PhariaEngine redefines production-grade AI deployment by allowing for rapid prototyping & their immediate transformation into secure, scalable, and maintainable AI Skills. Making it the system of choice for deploying hundreds of AI Skills in a secure, scalable and maintainable way
| Seconds to Production | Seamless PhariaAI Integration | Built-in Security & Compliance |
|---|---|---|
| Auto-Scaling Resources | Agent-Ready Infrastructure | Minimal Dependency Maintenance |
1. Speed of Deployment
PhariaEngine allows developers to focus on the problems they are trying to solve. Developers iterate on methodology, not infrastructure.
Once developers are happy with their methodology, a new or updated Skill can be brought into production in seconds.
2. Scalability
Skills in PhariaEngine run as serverless components. This means your code can serve many requests in parallel. Blocking calls (e.g. due to length) to inference, which could become a problem in other AI applications, wont prevent your Skill from being accessible using PhariaEngine.
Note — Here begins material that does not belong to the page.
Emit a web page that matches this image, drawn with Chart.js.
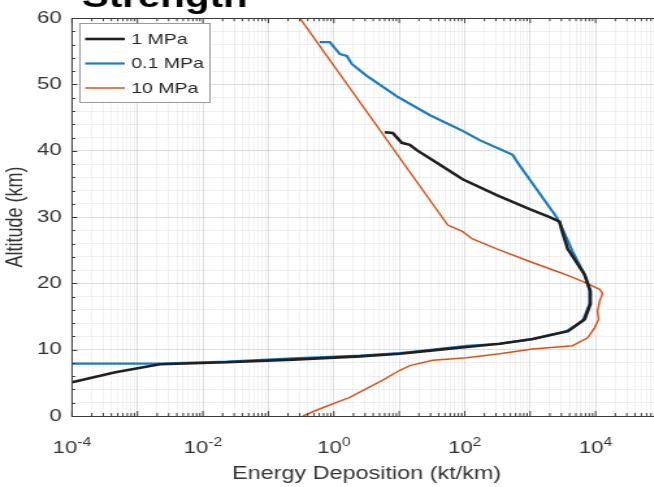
<!DOCTYPE html>
<html>
<head>
<meta charset="utf-8">
<title>Energy Deposition</title>
<script src="https://cdn.jsdelivr.net/npm/chart.js@4.4.1/dist/chart.umd.min.js"></script>
<style>
  html, body { margin: 0; padding: 0; background: #fff; overflow: hidden; }
  /* the figure is laid out narrow and widened 1.3x, like the exported plot */
  #wrap { position: relative; width: 510px; height: 487px; transform: scaleX(1.3); transform-origin: 0 0; filter: blur(0.5px); }
</style>
</head>
<body>
<div id="wrap"><canvas id="energyChart"></canvas></div>
<script>
// Energy deposition (kt/km) against altitude (km), one profile per strength
const energy1MPa = [6.0, 7.96, 10.9, 14.5, 18.5, 37.4, 93, 308, 983, 1985, 2820, 3030, 3740, 6800, 8300, 8300, 6800, 3800, 1090, 342, 107, 32.5, 10.2, 2.5, 0.237, 0.023, 0.0022, 0.00046, 0.0001];
const altitude1MPa = [42.8, 42.7, 41.2, 40.9, 40.1, 38.2, 35.7, 33.3, 31.2, 30.0, 29.3, 28.1, 25.2, 21.3, 18.8, 16.9, 14.6, 12.8, 11.6, 10.9, 10.4, 9.9, 9.4, 9.0, 8.5, 8.1, 7.8, 6.6, 5.1];

const energy01MPa = [0.61, 0.87, 1.24, 1.58, 1.88, 3.19, 9.2, 29, 93, 169, 540, 645, 1256, 2540, 3135, 4460, 6800, 8100, 8100, 6340, 3600, 1090, 342, 107, 32.5, 10.2, 2.5, 0.237, 0.023, 0.0022, 0.0001];
const altitude01MPa = [56.4, 56.4, 54.6, 54.3, 53.1, 51.3, 48.2, 45.4, 43.0, 41.6, 39.4, 38.2, 34.2, 30.0, 28.2, 24.8, 21.3, 19.1, 16.9, 14.3, 12.8, 11.6, 10.9, 10.6, 10.0, 9.5, 9.1, 8.7, 8.2, 7.9, 7.9];

const energy10MPa = [0.303, 55, 65.6, 93, 132, 308, 983, 3135, 6320, 11500, 12800, 11500, 10700, 11100, 9660, 7550, 4450, 1090, 342, 107, 32.5, 14.5, 10.2, 5.6, 1.75, 0.55, 0.336];
const altitude10MPa = [60, 28.8, 28.5, 27.8, 26.7, 25.2, 23.3, 21.5, 20.3, 19.1, 18.5, 17.3, 15.8, 14.6, 13.3, 11.8, 10.6, 10.1, 9.4, 8.8, 8.4, 7.6, 6.9, 5.4, 2.8, 0.9, 0];

const seriesLabels = ['1 MPa', '0.1 MPa', '10 MPa'];
const yTickValues = [0, 10, 20, 30, 40, 50, 60];
const yTickLabels = ['0', '10', '20', '30', '40', '50', '60'];
const xTickBase = '10';
const xTickPowers = ['-4', '-2', '0', '2', '4'];

const seriesColors = ['#202020', '#1c7cc2', '#d95319'];
const seriesWidths = [2.6, 2.2, 1.5];
const FONT = '"Liberation Sans", Arial, Helvetica, sans-serif';
const TEXT = '#333333';

// grid lines: 1..9 x 10^n on the log axis, every 2 km on altitude
const xGrid = [];
for (let e = -4; e < 5; e++) {
  for (let m = 1; m < 10; m++) xGrid.push(m * Math.pow(10, e));
}
xGrid.push(1e5);
const yGrid = [];
for (let v = 0; v <= 60; v += 2) yGrid.push(v);

function isDecade(v) {
  const l = Math.log10(v);
  return Math.abs(l - Math.round(l)) < 1e-6;
}

function toPoints(xs, ys) {
  return xs.map((x, i) => ({ x: x, y: ys[i] }));
}

const energies = [energy1MPa, energy01MPa, energy10MPa];
const altitudes = [altitude1MPa, altitude01MPa, altitude10MPa];

// box, inward ticks, superscript tick labels, legend and heading
const axisDecor = {
  id: 'axisDecor',
  afterDraw(chart) {
    const { ctx, chartArea: a, scales: { x, y } } = chart;
    ctx.save();

    ctx.strokeStyle = '#3a3a3a';
    ctx.lineWidth = 1;
    ctx.strokeRect(a.left, Math.round(a.top) + 0.5, a.right - a.left, Math.round(a.bottom - a.top));

    ctx.beginPath();
    xGrid.forEach(v => {
      const px = x.getPixelForValue(v);
      const len = isDecade(v) ? 5 : 3;
      ctx.moveTo(px, a.bottom); ctx.lineTo(px, a.bottom - len);
      ctx.moveTo(px, a.top); ctx.lineTo(px, a.top + len);
    });
    yGrid.forEach(v => {
      const py = Math.round(y.getPixelForValue(v)) + 0.5;
      const len = v % 10 === 0 ? 4 : 2.5;
      ctx.moveTo(a.left, py); ctx.lineTo(a.left + len, py);
      ctx.moveTo(a.right, py); ctx.lineTo(a.right - len, py);
    });
    ctx.stroke();

    // x tick labels as 10 with a raised exponent
    ctx.fillStyle = TEXT;
    ctx.textBaseline = 'alphabetic';
    ctx.textAlign = 'left';
    xTickPowers.forEach(p => {
      const px = x.getPixelForValue(Math.pow(10, Number(p)));
      ctx.font = '17px ' + FONT;
      const w1 = ctx.measureText(xTickBase).width;
      ctx.font = '12px ' + FONT;
      const w2 = ctx.measureText(p).width;
      const left = px - (w1 + w2) / 2;
      ctx.font = '17px ' + FONT;
      ctx.fillText(xTickBase, left, 453);
      ctx.font = '12px ' + FONT;
      ctx.fillText(p, left + w1, 446);
    });

    // legend
    const lx = 61, ly = 23, lw = 100, lh = 79;
    ctx.fillStyle = '#ffffff';
    ctx.fillRect(lx, ly, lw, lh);
    ctx.strokeStyle = '#9a9a9a';
    ctx.strokeRect(lx + 0.5, ly + 0.5, lw, lh);
    const rows = [39, 63.5, 88];
    ctx.font = '15px ' + FONT;
    ctx.textBaseline = 'middle';
    chart.data.datasets.forEach((ds, i) => {
      ctx.strokeStyle = ds.borderColor;
      ctx.lineWidth = ds.borderWidth;
      ctx.beginPath();
      ctx.moveTo(65.5, rows[i]); ctx.lineTo(96, rows[i]);
      ctx.stroke();
      ctx.fillStyle = '#262626';
      ctx.fillText(ds.label, 101, rows[i] + 0.5);
    });

    // heading, mostly above the top edge
    ctx.fillStyle = '#000000';
    ctx.textBaseline = 'alphabetic';
    ctx.font = 'bold 31px ' + FONT;
    ctx.fillText('Strength', 63, 7);

    ctx.restore();
  }
};

new Chart(document.getElementById('energyChart'), {
  type: 'line',
  data: {
    datasets: seriesLabels.map((label, i) => ({
      label: label,
      data: toPoints(energies[i], altitudes[i]),
      borderColor: seriesColors[i],
      backgroundColor: seriesColors[i],
      borderWidth: seriesWidths[i],
      pointRadius: 0,
      tension: 0,
      fill: false
    }))
  },
  options: {
    responsive: true,
    maintainAspectRatio: false,
    animation: false,
    layout: { padding: { top: 14, right: 1.5, left: 0, bottom: 0 } },
    plugins: {
      legend: { display: false },
      tooltip: { enabled: false }
    },
    scales: {
      x: {
        type: 'logarithmic',
        min: 1e-4,
        max: 1e5,
        afterBuildTicks: s => { s.ticks = xGrid.map(v => ({ value: v })); },
        afterFit: s => { s.height = 71; },
        ticks: { display: false, autoSkip: false },
        grid: {
          drawTicks: false,
          color: c => isDecade(c.tick.value) ? 'rgba(0,0,0,0.13)' : 'rgba(0,0,0,0.06)'
        },
        border: { display: false },
        title: {
          display: true,
          text: 'Energy Deposition (kt/km)',
          color: TEXT,
          font: { family: FONT, size: 18 },
          padding: { top: 0, bottom: 2 }
        }
      },
      y: {
        type: 'linear',
        min: 0,
        max: 60,
        afterBuildTicks: s => { s.ticks = yGrid.map(v => ({ value: v })); },
        afterFit: s => { s.width = 55.4; },
        ticks: {
          autoSkip: false,
          padding: 8,
          color: TEXT,
          font: { family: FONT, size: 17 },
          callback: v => {
            const k = yTickValues.indexOf(v);
            return k >= 0 ? yTickLabels[k] : '';
          }
        },
        grid: {
          drawTicks: false,
          color: c => c.tick.value % 10 === 0 ? 'rgba(0,0,0,0.13)' : 'rgba(0,0,0,0.06)'
        },
        border: { display: false },
        title: {
          display: true,
          text: 'Altitude (km)',
          color: TEXT,
          font: { family: FONT, size: 18 },
          padding: { top: 1, bottom: 0 }
        }
      }
    }
  },
  plugins: [axisDecor]
});
</script>
</body>
</html>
Serverless components also mean that you do not need to worry about uptime and scaling, as PhariaEngine will allocate resources dynamically between Skills.
3. Maintainability
PhariaEngine provides built-in implementations for common protocols (HTTP, gRPC) and file standards, minimizing third-party dependencies. Less dependencies mean less maintenance burden to keep dependencies up to date.
4. Security
AI applications become most useful when they have access to your knowledge base. This is also when they become a security risk, as this knowledge must not be exposed to unauthorized persons.
Skills operate in a sandboxed environment with restricted I/O permissions. Explicit data access policies and audit trails mitigate risks when integrating with sensitive knowledge bases or external APIs. This allows developers to be creative in their methodology while minimizing the attack surface.
5. Compliance
PhariaEngine exposes some unified configuration options that enforce consistency across all Skills. Metrics, telemetry, authentication and inference backends are handled globally, reducing per-Skill configuration errors.
6. Deployment
Skill management and deployment follows modern best practices. Skills can be stored in and loaded from any configured OCI registry.
7. Integration into PhariaAI
PhariaEngine integrates tightly into the PhariaAI stack. Traces can be viewed in PhariaStudio and Skills can be evaluated against uploaded datasets.
8. Discoverability
PhariaEngine makes it easy to retrieve descriptions and metadata like input and output schema for Skills.
9. Agent Ready
The more autonomy and control will be given to AI Skills, the more important it becomes that they run in a constrained environment in which every interaction with the outside world can be traced and maintained.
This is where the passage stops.